The Q1 2017 results of the Brazilian banks might mark the beginning of an inflection point for the country’s credit performance, according to Fitch Ratings.
The rating agency believes that the signs of stabilization of the banks’ non-performing loans (NPLs) in the first quarter of this year could be the beginning of a turnaround in the country’s hitherto long-deteriorating credit performance and depressed credit demand. Data from the Brazilian central bank, published in May, show that the system’s NPL ratio increased only marginally (3.8% from 3.7%) in the three months to March 17.
Meanwhile, early NPLs – those that are overdue for between 15 days and 90 days – actually declined, by 0.5 percentage points to 4.3%. Raphael Nascimento, Fitch banking analyst in São Paulo, believes this second statistic “could indicate a broader turning point for the segment”.
He also points out that the retail portfolio NPLs remained flat “which is notable as seasonal factors tend to weigh on this segment in the first quarter. “NPL ratios are stabilizing at a time when loan portfolios continue to contract, meaning that the improvement is not due to an expansion in lending but to factors affecting the ratio’s remunerator.”
Deutsche Bank’s research analyst Tito Labarta agrees with Fitch’s assessment, adding: “Early corporate NPLs improved significantly, which could indicate a turning point for the segment.”
However, despite the signs of green shoots, Fitch’s Nascimento adds a note of caution: “Whether this will translate into a sustained trend remains highly uncertain.
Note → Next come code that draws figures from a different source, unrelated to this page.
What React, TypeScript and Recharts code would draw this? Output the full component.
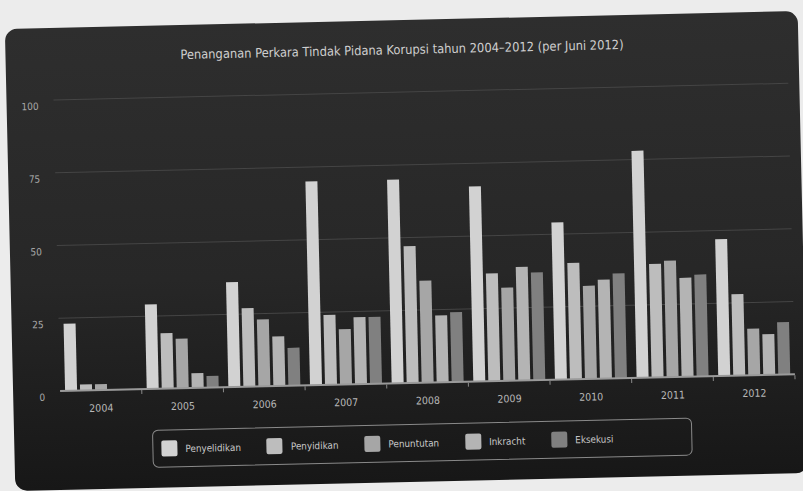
import { BarChart, Bar, XAxis, YAxis, CartesianGrid } from "recharts";

const years = ["2004", "2005", "2006", "2007", "2008", "2009", "2010", "2011", "2012"];
const penyelidikan = [23, 29, 36, 70, 70, 67, 54, 78, 47];
const penyidikan = [2, 19, 27, 24, 47, 37, 40, 39, 28];
const penuntutan = [2, 17, 23, 19, 35, 32, 32, 40, 16];
const inkracht = [0, 5, 17, 23, 23, 39, 34, 34, 14];
const eksekusi = [0, 4, 13, 23, 24, 37, 36, 35, 18];
const yTicks = [0, 25, 50, 75, 100];

const series = [
  { key: "penyelidikan", name: "Penyelidikan", values: penyelidikan, color: "#d2d2d2" },
  { key: "penyidikan", name: "Penyidikan", values: penyidikan, color: "#bdbdbd" },
  { key: "penuntutan", name: "Penuntutan", values: penuntutan, color: "#a6a6a6" },
  { key: "inkracht", name: "Inkracht", values: inkracht, color: "#b4b4b4" },
  { key: "eksekusi", name: "Eksekusi", values: eksekusi, color: "#808080" },
];

const data = years.map((year, i) => {
  const row: Record<string, string | number> = { year };
  series.forEach((s) => (row[s.key] = s.values[i]));
  return row;
});

const FONT = "'DejaVu Sans Condensed', 'DejaVu Sans', sans-serif";
const W = 793;
const H = 462;
const HALF_BAND = (782 - 47) / years.length / 2;

// year label centred under the group, small tick on the group boundary
function YearTick({ x, y, payload }: any) {
  return (
    <g>
      <text x={x} y={y + 18} dy="0.35em" textAnchor="middle" fill="#b8b8b8" fontSize={10.5} fontFamily={FONT}>
        {payload.value}
      </text>
      <line x1={x + HALF_BAND} x2={x + HALF_BAND} y1={y + 1} y2={y + 5} stroke="#8a8a8a" />
    </g>
  );
}

export default function App() {
  return (
    <div style={{ position: "absolute", left: 0, top: 0, width: 803, height: 491, background: "#ececec", overflow: "hidden" }}>
      <div
        style={{
          position: "absolute",
          left: 10,
          top: 20,
          width: W,
          height: H,
          borderRadius: 12,
          background: "linear-gradient(#2e2e2e 0%, #272727 55%, #171717 100%)",
          transform: "rotate(-1.3deg)",
          fontFamily: FONT,
        }}
      >
        <div style={{ position: "absolute", top: 22, left: 0, width: W, textAlign: "center", color: "#cfcfcf", fontSize: 12.8 }}>
          Penanganan Perkara Tindak Pidana Korupsi tahun 2004–2012 (per Juni 2012)
        </div>

        <BarChart width={W} height={H} data={data} margin={{ top: 72, right: 11, left: 0, bottom: 69 }} barSize={12} barGap={3}>
          <CartesianGrid vertical={false} stroke="#454545" />
          <YAxis
            domain={[0, 100]}
            ticks={yTicks}
            width={47}
            axisLine={false}
            tickLine={false}
            tickSize={0}
            tickMargin={15}
            tick={{ fill: "#a8a8a8", fontSize: 10, fontFamily: FONT, dy: 6 }}
          />
          <XAxis
            dataKey="year"
            height={30}
            tickSize={0}
            tickMargin={0}
            tickLine={false}
            axisLine={{ stroke: "#9a9a9a", strokeWidth: 2 }}
            tick={<YearTick />}
          />
          {series.map((s) => (
            <Bar key={s.key} dataKey={s.key} name={s.name} fill={s.color} isAnimationActive={false} />
          ))}
        </BarChart>

        <div
          style={{
            position: "absolute",
            left: 138,
            top: 404,
            width: 540,
            height: 38,
            boxSizing: "border-box",
            border: "1.5px solid #8a8a8a",
            borderRadius: 6,
            display: "flex",
            alignItems: "center",
            paddingLeft: 8,
            gap: 26,
          }}
        >
          {series.map((s) => (
            <div key={s.key} style={{ display: "flex", alignItems: "center" }}>
              <span style={{ width: 16, height: 16, borderRadius: 2, background: s.color, marginRight: 8, display: "inline-block" }} />
              <span style={{ color: "#c8c8c8", fontSize: 9.8 }}>{s.name}</span>
            </div>
          ))}
        </div>
      </div>
    </div>
  );
}
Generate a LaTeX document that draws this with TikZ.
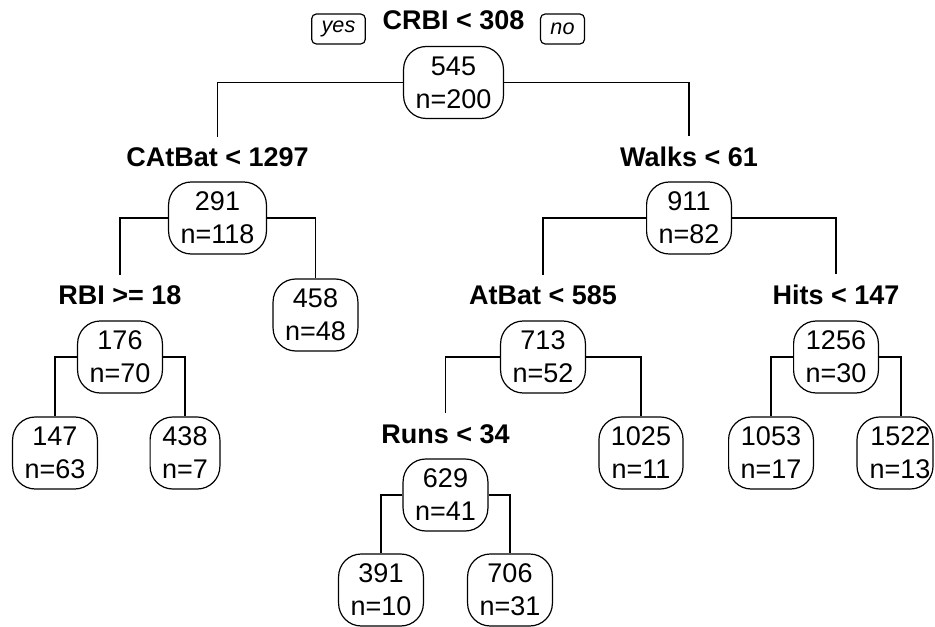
\documentclass[tikz,border=0pt]{standalone}
\usepackage{fontspec}
\setmainfont{Liberation Sans}
\begin{document}
\begin{tikzpicture}[x=0.75pt,y=-0.75pt,
  tn/.style={draw, line width=0.9pt, rounded corners=17pt, align=center,
    font=\fontsize{20.25}{24.75}\selectfont, inner xsep=9pt, inner ysep=0pt,
    minimum height=54pt},
  lbl/.style={font=\fontsize{20.25}{24.75}\selectfont\bfseries, anchor=base,
    inner xsep=0pt, inner ysep=8.5pt},
  yn/.style={draw, line width=0.9pt, rounded corners=3.5pt,
    font=\fontsize{16.2}{19}\selectfont\itshape, inner xsep=7.5pt, inner ysep=0pt,
    minimum height=22.5pt},
  edge/.style={line width=0.9pt}]
\useasboundingbox (0,0) rectangle (935,627);

% split labels
\node[lbl] (l1) at (453.5,30) {CRBI < 308};
\node[yn] (yes) at (338.5,29) {yes};
\node[yn] (no) at (562.5,29) {no};
\node[lbl] (l2) at (217.5,167) {CAtBat < 1297};
\node[lbl] (l3) at (689,167) {Walks < 61};
\node[lbl] (l4) at (120,305) {RBI >= 18};
\node[lbl] (l7) at (543,305) {AtBat < 585};
\node[lbl] (l8) at (836,305) {Hits < 147};
\node[lbl] (l10) at (445.5,443) {Runs < 34};

% nodes
\node[tn] (root) at (453.5,82.5) {545\\n=200};
\node[tn] (n291) at (217.5,218) {291\\n=118};
\node[tn] (n911) at (689,218) {911\\n=82};
\node[tn] (n176) at (120,357) {176\\n=70};
\node[tn] (n458) at (315.5,315) {458\\n=48};
\node[tn] (n713) at (543,357) {713\\n=52};
\node[tn] (n1256) at (836,357) {1256\\n=30};
\node[tn] (n147) at (55,453) {147\\n=63};
\node[tn] (n438) at (185,453) {438\\n=7};
\node[tn] (n629) at (445.5,495) {629\\n=41};
\node[tn] (n1025) at (641,453) {1025\\n=11};
\node[tn] (n1053) at (771,453) {1053\\n=17};
\node[tn, inner xsep=2pt, text width=53pt, align=right] (n1522) at (895,453) {1522\\n=13};
\node[tn] (n391) at (381,590) {391\\n=10};
\node[tn] (n706) at (510,590) {706\\n=31};

% connectors
\draw[edge] (root.west) -| (l2.north);
\draw[edge] (root.east) -| (l3.north);
\draw[edge] (n291.west) -| (l4.north);
\draw[edge] (n291.east) -| (n458.north);
\draw[edge] (n911.west) -| (l7.north);
\draw[edge] (n911.east) -| (l8.north);
\draw[edge] (n176.west) -| (n147.north);
\draw[edge] (n176.east) -| (n438.north);
\draw[edge] (n713.west) -| (l10.north);
\draw[edge] (n713.east) -| (n1025.north);
\draw[edge] (n1256.west) -| (n1053.north);
\draw[edge] (n1256.east) -| ([xshift=4.5pt]n1522.north);
\draw[edge] (n629.west) -| (n391.north);
\draw[edge] (n629.east) -| (n706.north);
\end{tikzpicture}
\end{document}
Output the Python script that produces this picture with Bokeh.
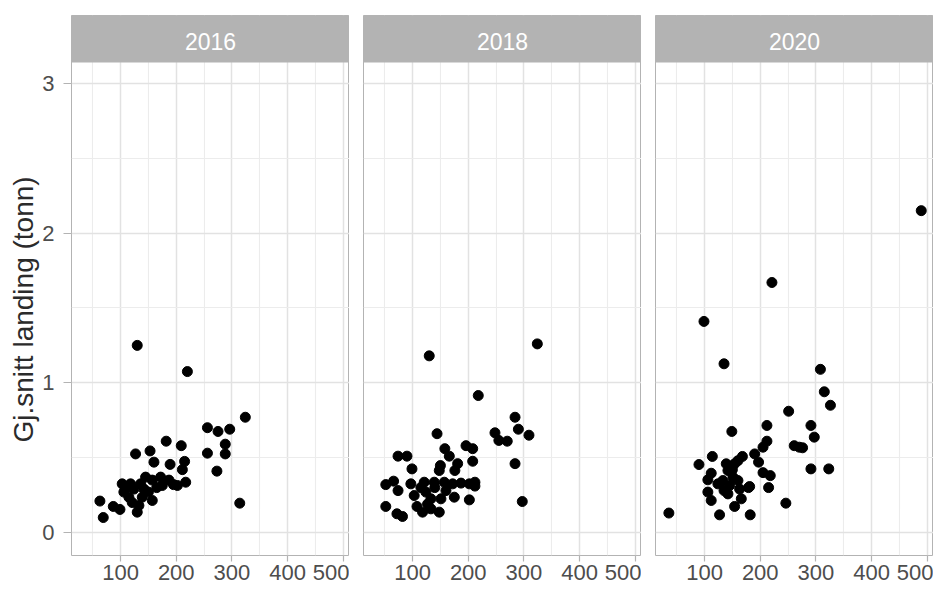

Fitch maintains that the operational environment will stay deeply challenging, with asset quality deterioration continuing to be a big risk in 2017.
“There will also be continued performance differentiation between the public and private banks.”
The private banks continue to impress despite the difficult operating environment. Their aggregated improved credit performance boosted the banks’ return on equity (ROE) despite weaker revenue generation from lower lending volumes.
Average ROE for Bradesco, Itaú and Santander rose to 18.7% on Q1 2017 compared with 16.6% one year earlier. Much of this is because the private banks have already provisioned for the bulk of their bad loans in 2015 and 2016, which helped earnings even as aggregate NPLs rose slightly in Q1 2017. And as lower provisioning has been a key driver of recent results, this earnings trend should hold true even if NPLs see a slight uptick in coming quarters.